Allegra McEvedy has offered some very attractive recipes in the Guardian recently. I think I shall give this one a miss, however. Perhaps it's unfair not to have a go; but there are several details that make me think it would give me trouble.

You fry spiced lamb chops, then onion rings, then slices of butternut squash. You layer them in the frying pan with broccoli, pour stock over it all, and bake for 10 minutes.

First, I would not use a cast iron pan of the type illustrated in the newspaper. Any seasoning that the pan has had - the accretion of a slick layer thanks to cooking fat - will be compromised by the deglazing effect of the stock.
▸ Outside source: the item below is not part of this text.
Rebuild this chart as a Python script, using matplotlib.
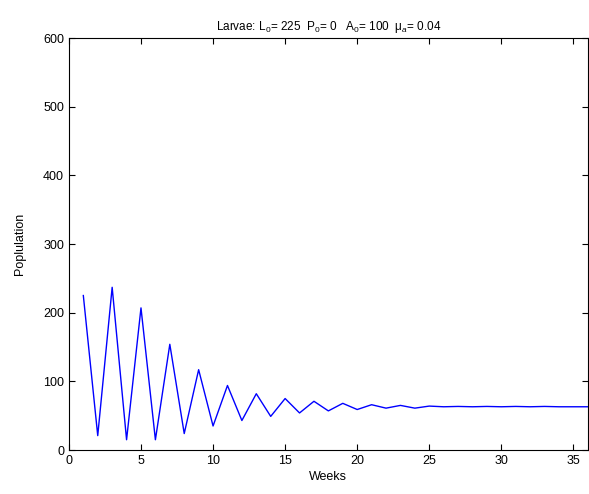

Allegra McEvedy can peel and slice a squash in four minutes, while her onion rings are frying. That is beyond my competence. My biggest reservation, though, concerns the cooking time. Squash is often tough. You cannot rely on it to tenderise after a brief frying and a 10 minute immersion in stock, as it receives here - even assuming that the stock is sufficient to immerse it. The broccoli might be a problem, too. If it does not touch the liquid, it might remain crunchy; if it is immersed, it will overcook.
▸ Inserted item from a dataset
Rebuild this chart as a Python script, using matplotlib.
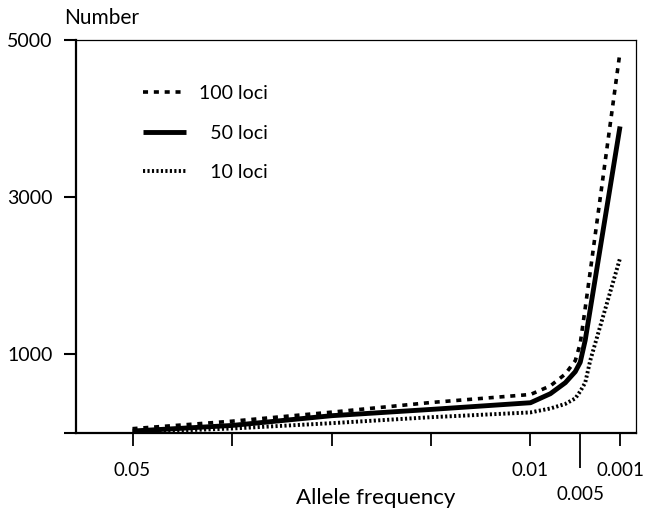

What do you do with all the liquid at the end? Use some as sauce, and the rest later as stock, I suppose.


pablopatito said...

I had a similar problem with her sausage, leek and cheese stew. In that, you cook pasta in the pan with the other ingredients. But I found you need a lot of liquid to cook the pasta, and it turned into soup, rather than a stew.
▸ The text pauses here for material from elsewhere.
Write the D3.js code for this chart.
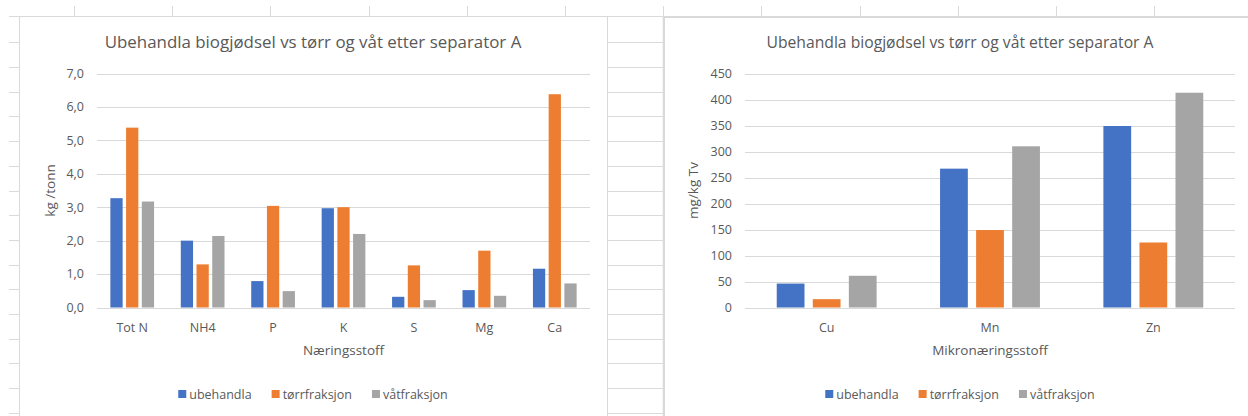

I've made it again but cooked the pasta separately and it was great. It seems like its one of these cases where writers think they're making life easier by using one pan, when in fact using two or three pans is easier.

Nicholas Clee said...

Glad you agree. It's very satisfying to cook everything in one pot, but difficult unless you're able to ensure that each ingredient gets its optimum cooking time. This can apply even to forgiving ingredients. For example, when I make a pork and (dried) bean stew, I usually cook the beans first.

Anonymous said...

The biggest problem I find is that this recipe along with the sausage, leek and cheese thing and just about everything else she's come up with for the Guardian sound absolutely horrid. I'm sure she must be very talented, but I think she has no taste. Yuck.

Nicholas Clee said...

I wouldn't go that far! She likes robust flavours - and that suits me. Occasionally, though, I find her recipes impractical.